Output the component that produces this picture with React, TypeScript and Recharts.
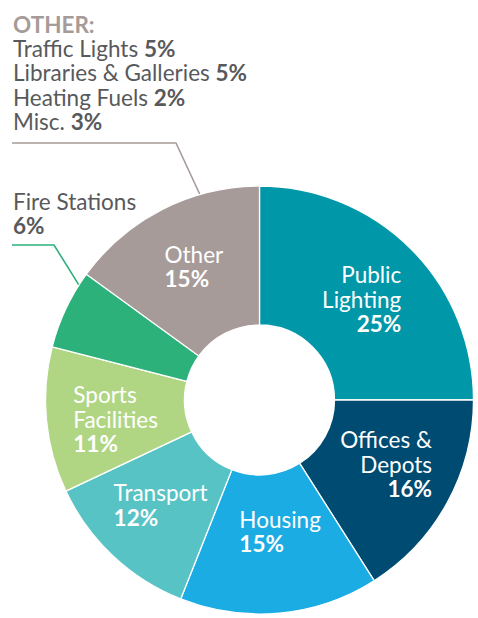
import React from 'react';
import { PieChart, Pie, Cell } from 'recharts';

const categories = ['Public Lighting', 'Offices & Depots', 'Housing', 'Transport', 'Sports Facilities', 'Fire Stations', 'Other'];
const shares = [25, 16, 15, 12, 11, 6, 15];
const labelLines = [['Public', 'Lighting'], ['Offices &', 'Depots'], ['Housing'], ['Transport'], ['Sports', 'Facilities'], ['Fire Stations'], ['Other']];
const colors = ['#0097A9', '#004B72', '#1BACE3', '#57C3C5', '#B0D684', '#2DB17A', '#A69B98'];

const otherNames = ['Traffic Lights', 'Libraries & Galleries', 'Heating Fuels', 'Misc.'];
const otherShares = [5, 5, 2, 3];

const data = categories.map((name, i) => ({ name, value: shares[i] }));

const W = 478;
const H = 618;
const CX = 259.5;
const CY = 400;
const OUTER = 214;
const INNER = 75;
const FONT = 'Lato, "Source Sans Pro", sans-serif';
const FS = 22.5;
const LH = 24.5;
const GREY_TEXT = '#58595B';

// inside label alignment + small nudges, matching the original layout
const align: ('start' | 'end' | 'middle')[] = ['end', 'end', 'start', 'start', 'start', 'start', 'start'];
const nudge = [
  [0, 2], [0, -5], [7, -12], [0, 0], [0, 6], [0, 0], [0, -4],
];

const RAD = Math.PI / 180;
const polar = (r: number, angle: number) => ({
  x: CX + r * Math.cos(-angle * RAD),
  y: CY + r * Math.sin(-angle * RAD),
});

let ctx: CanvasRenderingContext2D | null = null;
const measure = (text: string, bold: boolean) => {
  if (!ctx) ctx = document.createElement('canvas').getContext('2d');
  if (!ctx) return text.length * FS * 0.5;
  ctx.font = `${bold ? 700 : 400} ${FS}px ${FONT}`;
  return ctx.measureText(text).width;
};

const total = shares.reduce((a, b) => a + b, 0);
const sliceAngles = (() => {
  let acc = 0;
  return shares.map((v) => {
    const start = 90 - (acc / total) * 360;
    acc += v;
    const end = 90 - (acc / total) * 360;
    return { start, end };
  });
})();

function pointInSlice(i: number, frac: number) {
  const { start, end } = sliceAngles[i];
  return polar(OUTER + 0.5, start + (end - start) * frac);
}

function renderLabel(props: any) {
  const i = props.index as number;
  const pct = `${shares[i]}%`;

  if (categories[i] === 'Fire Stations') {
    const end = pointInSlice(i, 0.84);
    return (
      <g key={`lbl-${i}`}>
        <text x={13} y={210} fontFamily={FONT} fontSize={FS} fill={GREY_TEXT}>{labelLines[i][0]}</text>
        <text x={13} y={234} fontFamily={FONT} fontSize={FS} fontWeight={700} fill={GREY_TEXT}>{pct}</text>
        <polyline points={`12,245 54,245 ${end.x},${end.y}`} fill="none" stroke={colors[i]} strokeWidth={1.6} />
      </g>
    );
  }

  const mid = (sliceAngles[i].start + sliceAngles[i].end) / 2;
  const p = polar((INNER + OUTER) / 2, mid);
  const lines = [...labelLines[i], pct];
  const widths = lines.map((t, k) => measure(t, k === lines.length - 1));
  const maxW = Math.max(...widths);
  const a = align[i];
  const x = (a === 'end' ? p.x + maxW / 2 : a === 'start' ? p.x - maxW / 2 : p.x) + nudge[i][0];
  const y0 = p.y - ((lines.length - 1) * LH) / 2 + 8 + nudge[i][1];

  const block = (
    <text fontFamily={FONT} fontSize={FS} fill="#ffffff" textAnchor={a}>
      {lines.map((t, k) => (
        <tspan key={k} x={x} y={y0 + k * LH} fontWeight={k === lines.length - 1 ? 700 : 400}>{t}</tspan>
      ))}
    </text>
  );

  if (categories[i] !== 'Other') return <g key={`lbl-${i}`}>{block}</g>;

  const end = pointInSlice(i, 0.7);
  return (
    <g key={`lbl-${i}`}>
      {block}
      <text x={13} y={33} fontFamily={FONT} fontSize={FS} fontWeight={700} fill={colors[i]}>OTHER:</text>
      {otherNames.map((n, k) => (
        <text key={n} x={13} y={57 + k * 24.4} fontFamily={FONT} fontSize={FS} fill={GREY_TEXT}>
          {n} <tspan fontWeight={700}>{otherShares[k]}%</tspan>
        </text>
      ))}
      <polyline points={`12,143 176,143 ${end.x},${end.y}`} fill="none" stroke={colors[i]} strokeWidth={1.6} />
    </g>
  );
}

export default function App() {
  return (
    <div style={{ width: W, height: H, background: '#ffffff' }}>
      <style>{'body{margin:0}'}</style>
      <PieChart width={W} height={H} margin={{ top: 0, right: 0, bottom: 0, left: 0 }}>
        <Pie
          data={data}
          dataKey="value"
          nameKey="name"
          cx={CX}
          cy={CY}
          outerRadius={OUTER}
          innerRadius={INNER}
          startAngle={90}
          endAngle={-270}
          stroke="#ffffff"
          strokeWidth={1.3}
          label={renderLabel}
          labelLine={false}
          isAnimationActive={false}
        >
          {data.map((d, i) => (
            <Cell key={d.name} fill={colors[i]} />
          ))}
        </Pie>
      </PieChart>
    </div>
  );
}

++++++

= WHAT THE EXERCISE ASKS =
Restate the listing above word for word, and skip the pictures.

= RIGHT ANSWER =
Output the component that produces this picture with React, TypeScript and Recharts.
import React from 'react';
import { PieChart, Pie, Cell } from 'recharts';

const categories = ['Public Lighting', 'Offices & Depots', 'Housing', 'Transport', 'Sports Facilities', 'Fire Stations', 'Other'];
const shares = [25, 16, 15, 12, 11, 6, 15];
const labelLines = [['Public', 'Lighting'], ['Offices &', 'Depots'], ['Housing'], ['Transport'], ['Sports', 'Facilities'], ['Fire Stations'], ['Other']];
const colors = ['#0097A9', '#004B72', '#1BACE3', '#57C3C5', '#B0D684', '#2DB17A', '#A69B98'];

const otherNames = ['Traffic Lights', 'Libraries & Galleries', 'Heating Fuels', 'Misc.'];
const otherShares = [5, 5, 2, 3];

const data = categories.map((name, i) => ({ name, value: shares[i] }));

const W = 478;
const H = 618;
const CX = 259.5;
const CY = 400;
const OUTER = 214;
const INNER = 75;
const FONT = 'Lato, "Source Sans Pro", sans-serif';
const FS = 22.5;
const LH = 24.5;
const GREY_TEXT = '#58595B';

// inside label alignment + small nudges, matching the original layout
const align: ('start' | 'end' | 'middle')[] = ['end', 'end', 'start', 'start', 'start', 'start', 'start'];
const nudge = [
  [0, 2], [0, -5], [7, -12], [0, 0], [0, 6], [0, 0], [0, -4],
];

const RAD = Math.PI / 180;
const polar = (r: number, angle: number) => ({
  x: CX + r * Math.cos(-angle * RAD),
  y: CY + r * Math.sin(-angle * RAD),
});

let ctx: CanvasRenderingContext2D | null = null;
const measure = (text: string, bold: boolean) => {
  if (!ctx) ctx = document.createElement('canvas').getContext('2d');
  if (!ctx) return text.length * FS * 0.5;
  ctx.font = `${bold ? 700 : 400} ${FS}px ${FONT}`;
  return ctx.measureText(text).width;
};

const total = shares.reduce((a, b) => a + b, 0);
const sliceAngles = (() => {
  let acc = 0;
  return shares.map((v) => {
    const start = 90 - (acc / total) * 360;
    acc += v;
    const end = 90 - (acc / total) * 360;
    return { start, end };
  });
})();

function pointInSlice(i: number, frac: number) {
  const { start, end } = sliceAngles[i];
  return polar(OUTER + 0.5, start + (end - start) * frac);
}

function renderLabel(props: any) {
  const i = props.index as number;
  const pct = `${shares[i]}%`;

  if (categories[i] === 'Fire Stations') {
    const end = pointInSlice(i, 0.84);
    return (
      <g key={`lbl-${i}`}>
        <text x={13} y={210} fontFamily={FONT} fontSize={FS} fill={GREY_TEXT}>{labelLines[i][0]}</text>
        <text x={13} y={234} fontFamily={FONT} fontSize={FS} fontWeight={700} fill={GREY_TEXT}>{pct}</text>
        <polyline points={`12,245 54,245 ${end.x},${end.y}`} fill="none" stroke={colors[i]} strokeWidth={1.6} />
      </g>
    );
  }

  const mid = (sliceAngles[i].start + sliceAngles[i].end) / 2;
  const p = polar((INNER + OUTER) / 2, mid);
  const lines = [...labelLines[i], pct];
  const widths = lines.map((t, k) => measure(t, k === lines.length - 1));
  const maxW = Math.max(...widths);
  const a = align[i];
  const x = (a === 'end' ? p.x + maxW / 2 : a === 'start' ? p.x - maxW / 2 : p.x) + nudge[i][0];
  const y0 = p.y - ((lines.length - 1) * LH) / 2 + 8 + nudge[i][1];

  const block = (
    <text fontFamily={FONT} fontSize={FS} fill="#ffffff" textAnchor={a}>
      {lines.map((t, k) => (
        <tspan key={k} x={x} y={y0 + k * LH} fontWeight={k === lines.length - 1 ? 700 : 400}>{t}</tspan>
      ))}
    </text>
  );

  if (categories[i] !== 'Other') return <g key={`lbl-${i}`}>{block}</g>;

  const end = pointInSlice(i, 0.7);
  return (
    <g key={`lbl-${i}`}>
      {block}
      <text x={13} y={33} fontFamily={FONT} fontSize={FS} fontWeight={700} fill={colors[i]}>OTHER:</text>
      {otherNames.map((n, k) => (
        <text key={n} x={13} y={57 + k * 24.4} fontFamily={FONT} fontSize={FS} fill={GREY_TEXT}>
          {n} <tspan fontWeight={700}>{otherShares[k]}%</tspan>
        </text>
      ))}
      <polyline points={`12,143 176,143 ${end.x},${end.y}`} fill="none" stroke={colors[i]} strokeWidth={1.6} />
    </g>
  );
}

export default function App() {
  return (
    <div style={{ width: W, height: H, background: '#ffffff' }}>
      <style>{'body{margin:0}'}</style>
      <PieChart width={W} height={H} margin={{ top: 0, right: 0, bottom: 0, left: 0 }}>
        <Pie
          data={data}
          dataKey="value"
          nameKey="name"
          cx={CX}
          cy={CY}
          outerRadius={OUTER}
          innerRadius={INNER}
          startAngle={90}
          endAngle={-270}
          stroke="#ffffff"
          strokeWidth={1.3}
          label={renderLabel}
          labelLine={false}
          isAnimationActive={false}
        >
          {data.map((d, i) => (
            <Cell key={d.name} fill={colors[i]} />
          ))}
        </Pie>
      </PieChart>
    </div>
  );
}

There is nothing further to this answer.